Bill Frisell: Floratone. 2007. Blue Note Records: 0946 3 93879 2 2.
Bill Frisell: electric guitar, acoustic guitar, loops, vocals
Matt Chamberlain: drums, percussion, loops
Tucker Martine: production
Lee Townsend: production
with guests -
Viktor Krauss: acoustic bass, electric bass
Ron Miles: cornet
Eyvind Kang: viola
A Bill Frisell project that allows the production talents of Tucker Martine and Lee Townsend to flex their chops as all manner of overdubbing and processing is mixed in with some of the heaviest jazz chops on the planet. It's not easy to balance the qualities that make a good studio record out of players who can rip things pretty hard in a live setting. Jazz has traditionally stood on its own through recordings of the live experience that bring out the real time interaction between master players. The resulting sound on Floratone doesn't exactly invite the listener to get their freak on out on the dance floor. But the sense of time that unfolds in these gritty, layered pieces is a revelation in these textures. The "in the pocket" feel these musicians bring to the stage is expertly preserved and built upon.
McCoy Tyner: The Real McCoy. 1967 (re-issued in 1999). Blue Note Records: 7243 4 97807 2 9.
McCoy Tyner: piano
Joe Henderson: tenor saxophone
Ron Carter: bass
Elvin Jones: drums
There are few things that equal the hook and groove of "Passion Dance." The joyous appeal of that track alone is enough to mark The Real McCoy as a must have in any serious jazz collection. Followed up by four other outstanding tracks this is simply one of those Blue Note recordings where four outstanding musicians went into a session and came out with a great album. Though there is the heart break that comes from the unfortunate fade out at the end of "Passion Dance" that leaves the ears hungry for the unfettered, non-duration limited jam that is suggested underneath as the levels pull down artificially.
Harry Partch: 17 Lyrics of Li Po. 1995. Tzadik: TZ 7012.

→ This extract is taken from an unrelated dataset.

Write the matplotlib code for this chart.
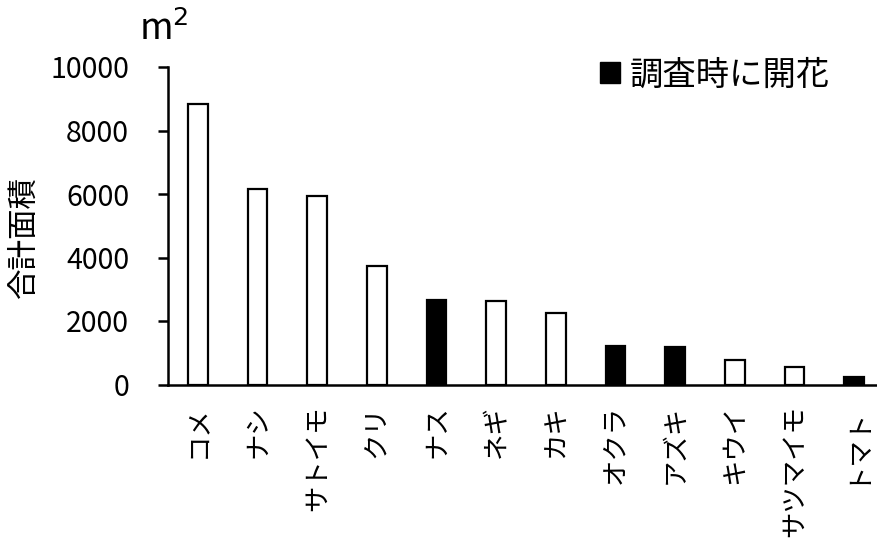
import matplotlib
matplotlib.use("Agg")
import matplotlib.pyplot as plt
from matplotlib.patches import Patch

plt.rcParams['font.family'] = ['Noto Sans CJK JP', 'DejaVu Sans']

crops = ["コメ", "ナシ", "サトイモ", "クリ", "ナス", "ネギ", "カキ",
         "オクラ", "アズキ", "キウイ", "サツマイモ", "トマト"]
area = [8850, 6150, 5940, 3730, 2660, 2630, 2250, 1220, 1170, 770, 560, 230]
flowering = [False, False, False, False, True, False, False,
             True, True, False, False, True]
yticks = [0, 2000, 4000, 6000, 8000, 10000]

fig = plt.figure(figsize=(8.77, 5.43), dpi=100)
ax = fig.add_axes([168 / 877, 1 - 384.5 / 543, 1 - 168 / 877, (384.5 - 67) / 543])

x = list(range(len(crops)))
colors = ["black" if f else "white" for f in flowering]
ax.bar(x, area, width=0.33, color=colors, edgecolor="black", linewidth=1.6)

ax.set_xlim(-0.5, 11.38)
ax.set_ylim(0, 10000)
ax.set_yticks(yticks)
ax.set_yticklabels([str(v) for v in yticks], fontsize=20.5)
ax.set_xticks(x)
ax.set_xticklabels(crops, rotation=90, fontsize=19, va="top", ha="center")
ax.tick_params(axis="x", length=0, pad=15)
ax.tick_params(axis="y", length=7, width=1.8, pad=21, direction="out")

for side in ("top", "right"):
    ax.spines[side].set_visible(False)
for side in ("left", "bottom"):
    ax.spines[side].set_linewidth(1.8)

ax.set_ylabel("合計面積", fontsize=22)
ax.yaxis.set_label_coords(-128 / 709, 0.466)

fig.text(139 / 877, 1 - 30 / 543, "m$^2$", fontsize=26, va="center", ha="left")

ax.legend(handles=[Patch(facecolor="black", edgecolor="black")],
          labels=["調査時に開花"], loc="upper right", frameon=False,
          fontsize=24, handlelength=0.6, handleheight=0.6, handletextpad=0.3,
          bbox_to_anchor=(0.976, 1.125))

fig.savefig("out.png", dpi=100)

Stephen Kalm: intoning voice
Ted Mook: tenor violin
The intoning voice was Partch's elegant solution for vocal music that remained true to the natural, spoken inflections of speech and its rhythms. Allowing for melodic contours to coalesce around the substance of poetry as well as the character of its narrator. This particular set of songs ranks as one of my personal favorites. An example of how to adapt the voice. And more importantly, how to not adapt the voice to a musical setting. One can almost picture Harry Partch quietly composing these revolutionary songs in the evenings in New Orleans as he toiled as a dish washer by day. Humble origins from a celebrated maverick.